--- Data extract ---
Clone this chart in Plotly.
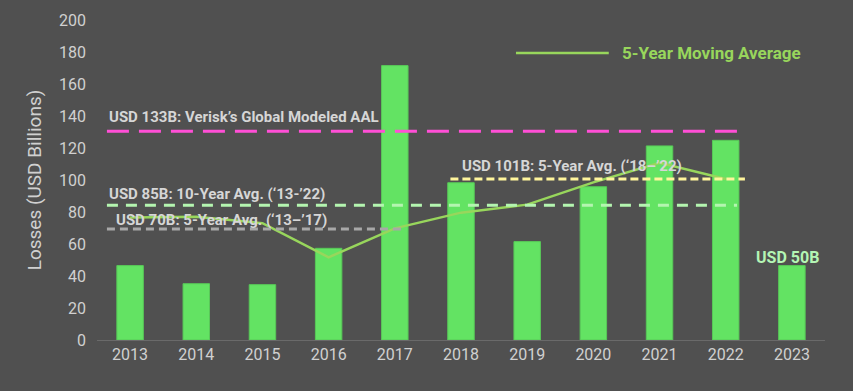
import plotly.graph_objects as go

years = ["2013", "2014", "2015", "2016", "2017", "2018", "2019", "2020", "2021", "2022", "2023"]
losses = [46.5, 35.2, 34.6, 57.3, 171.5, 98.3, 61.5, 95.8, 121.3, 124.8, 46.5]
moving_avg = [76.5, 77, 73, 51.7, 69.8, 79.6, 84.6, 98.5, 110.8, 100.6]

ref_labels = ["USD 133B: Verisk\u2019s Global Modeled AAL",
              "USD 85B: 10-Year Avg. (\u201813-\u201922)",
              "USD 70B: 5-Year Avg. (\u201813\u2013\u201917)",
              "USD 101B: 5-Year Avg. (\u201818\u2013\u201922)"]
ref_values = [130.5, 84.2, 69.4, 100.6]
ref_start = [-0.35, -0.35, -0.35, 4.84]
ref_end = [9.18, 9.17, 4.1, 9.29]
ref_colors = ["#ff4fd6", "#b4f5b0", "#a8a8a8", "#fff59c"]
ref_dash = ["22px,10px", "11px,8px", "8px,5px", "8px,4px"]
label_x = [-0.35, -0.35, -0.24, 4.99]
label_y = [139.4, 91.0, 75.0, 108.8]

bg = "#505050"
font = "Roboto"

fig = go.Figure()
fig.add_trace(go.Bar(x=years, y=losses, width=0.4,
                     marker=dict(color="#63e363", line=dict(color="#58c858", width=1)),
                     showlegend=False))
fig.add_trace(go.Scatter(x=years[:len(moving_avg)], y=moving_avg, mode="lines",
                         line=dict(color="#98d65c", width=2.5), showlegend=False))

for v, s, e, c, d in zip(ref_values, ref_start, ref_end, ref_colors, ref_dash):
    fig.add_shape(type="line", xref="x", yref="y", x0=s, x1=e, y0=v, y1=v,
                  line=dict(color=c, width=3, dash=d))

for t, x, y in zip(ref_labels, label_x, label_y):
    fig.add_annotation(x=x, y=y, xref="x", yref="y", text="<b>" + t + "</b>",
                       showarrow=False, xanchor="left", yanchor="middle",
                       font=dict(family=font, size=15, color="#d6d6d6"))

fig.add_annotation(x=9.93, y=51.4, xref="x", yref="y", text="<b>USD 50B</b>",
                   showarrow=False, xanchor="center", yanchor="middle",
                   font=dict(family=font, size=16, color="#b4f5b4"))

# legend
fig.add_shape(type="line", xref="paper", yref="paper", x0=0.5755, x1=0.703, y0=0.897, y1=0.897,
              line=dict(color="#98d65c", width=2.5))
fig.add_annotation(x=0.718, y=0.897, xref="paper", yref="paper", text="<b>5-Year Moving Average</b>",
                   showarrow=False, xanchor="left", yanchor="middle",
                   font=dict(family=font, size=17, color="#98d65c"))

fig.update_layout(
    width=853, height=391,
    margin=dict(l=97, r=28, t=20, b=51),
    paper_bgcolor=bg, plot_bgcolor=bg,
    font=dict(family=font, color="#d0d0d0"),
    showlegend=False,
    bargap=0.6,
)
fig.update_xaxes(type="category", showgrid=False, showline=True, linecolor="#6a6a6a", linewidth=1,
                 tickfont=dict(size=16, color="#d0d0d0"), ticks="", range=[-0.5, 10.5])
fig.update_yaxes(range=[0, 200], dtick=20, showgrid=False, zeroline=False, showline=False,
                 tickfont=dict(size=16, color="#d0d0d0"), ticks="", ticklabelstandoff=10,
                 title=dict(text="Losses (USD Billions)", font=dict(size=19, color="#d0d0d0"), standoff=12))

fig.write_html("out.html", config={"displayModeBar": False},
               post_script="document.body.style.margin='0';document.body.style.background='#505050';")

--- The problem ---
Repeat the full listing above exactly, with no pictures in the copy.

--- Response ---
Clone this chart in Plotly.
import plotly.graph_objects as go

years = ["2013", "2014", "2015", "2016", "2017", "2018", "2019", "2020", "2021", "2022", "2023"]
losses = [46.5, 35.2, 34.6, 57.3, 171.5, 98.3, 61.5, 95.8, 121.3, 124.8, 46.5]
moving_avg = [76.5, 77, 73, 51.7, 69.8, 79.6, 84.6, 98.5, 110.8, 100.6]

ref_labels = ["USD 133B: Verisk\u2019s Global Modeled AAL",
              "USD 85B: 10-Year Avg. (\u201813-\u201922)",
              "USD 70B: 5-Year Avg. (\u201813\u2013\u201917)",
              "USD 101B: 5-Year Avg. (\u201818\u2013\u201922)"]
ref_values = [130.5, 84.2, 69.4, 100.6]
ref_start = [-0.35, -0.35, -0.35, 4.84]
ref_end = [9.18, 9.17, 4.1, 9.29]
ref_colors = ["#ff4fd6", "#b4f5b0", "#a8a8a8", "#fff59c"]
ref_dash = ["22px,10px", "11px,8px", "8px,5px", "8px,4px"]
label_x = [-0.35, -0.35, -0.24, 4.99]
label_y = [139.4, 91.0, 75.0, 108.8]

bg = "#505050"
font = "Roboto"

fig = go.Figure()
fig.add_trace(go.Bar(x=years, y=losses, width=0.4,
                     marker=dict(color="#63e363", line=dict(color="#58c858", width=1)),
                     showlegend=False))
fig.add_trace(go.Scatter(x=years[:len(moving_avg)], y=moving_avg, mode="lines",
                         line=dict(color="#98d65c", width=2.5), showlegend=False))

for v, s, e, c, d in zip(ref_values, ref_start, ref_end, ref_colors, ref_dash):
    fig.add_shape(type="line", xref="x", yref="y", x0=s, x1=e, y0=v, y1=v,
                  line=dict(color=c, width=3, dash=d))

for t, x, y in zip(ref_labels, label_x, label_y):
    fig.add_annotation(x=x, y=y, xref="x", yref="y", text="<b>" + t + "</b>",
                       showarrow=False, xanchor="left", yanchor="middle",
                       font=dict(family=font, size=15, color="#d6d6d6"))

fig.add_annotation(x=9.93, y=51.4, xref="x", yref="y", text="<b>USD 50B</b>",
                   showarrow=False, xanchor="center", yanchor="middle",
                   font=dict(family=font, size=16, color="#b4f5b4"))

# legend
fig.add_shape(type="line", xref="paper", yref="paper", x0=0.5755, x1=0.703, y0=0.897, y1=0.897,
              line=dict(color="#98d65c", width=2.5))
fig.add_annotation(x=0.718, y=0.897, xref="paper", yref="paper", text="<b>5-Year Moving Average</b>",
                   showarrow=False, xanchor="left", yanchor="middle",
                   font=dict(family=font, size=17, color="#98d65c"))

fig.update_layout(
    width=853, height=391,
    margin=dict(l=97, r=28, t=20, b=51),
    paper_bgcolor=bg, plot_bgcolor=bg,
    font=dict(family=font, color="#d0d0d0"),
    showlegend=False,
    bargap=0.6,
)
fig.update_xaxes(type="category", showgrid=False, showline=True, linecolor="#6a6a6a", linewidth=1,
                 tickfont=dict(size=16, color="#d0d0d0"), ticks="", range=[-0.5, 10.5])
fig.update_yaxes(range=[0, 200], dtick=20, showgrid=False, zeroline=False, showline=False,
                 tickfont=dict(size=16, color="#d0d0d0"), ticks="", ticklabelstandoff=10,
                 title=dict(text="Losses (USD Billions)", font=dict(size=19, color="#d0d0d0"), standoff=12))

fig.write_html("out.html", config={"displayModeBar": False},
               post_script="document.body.style.margin='0';document.body.style.background='#505050';")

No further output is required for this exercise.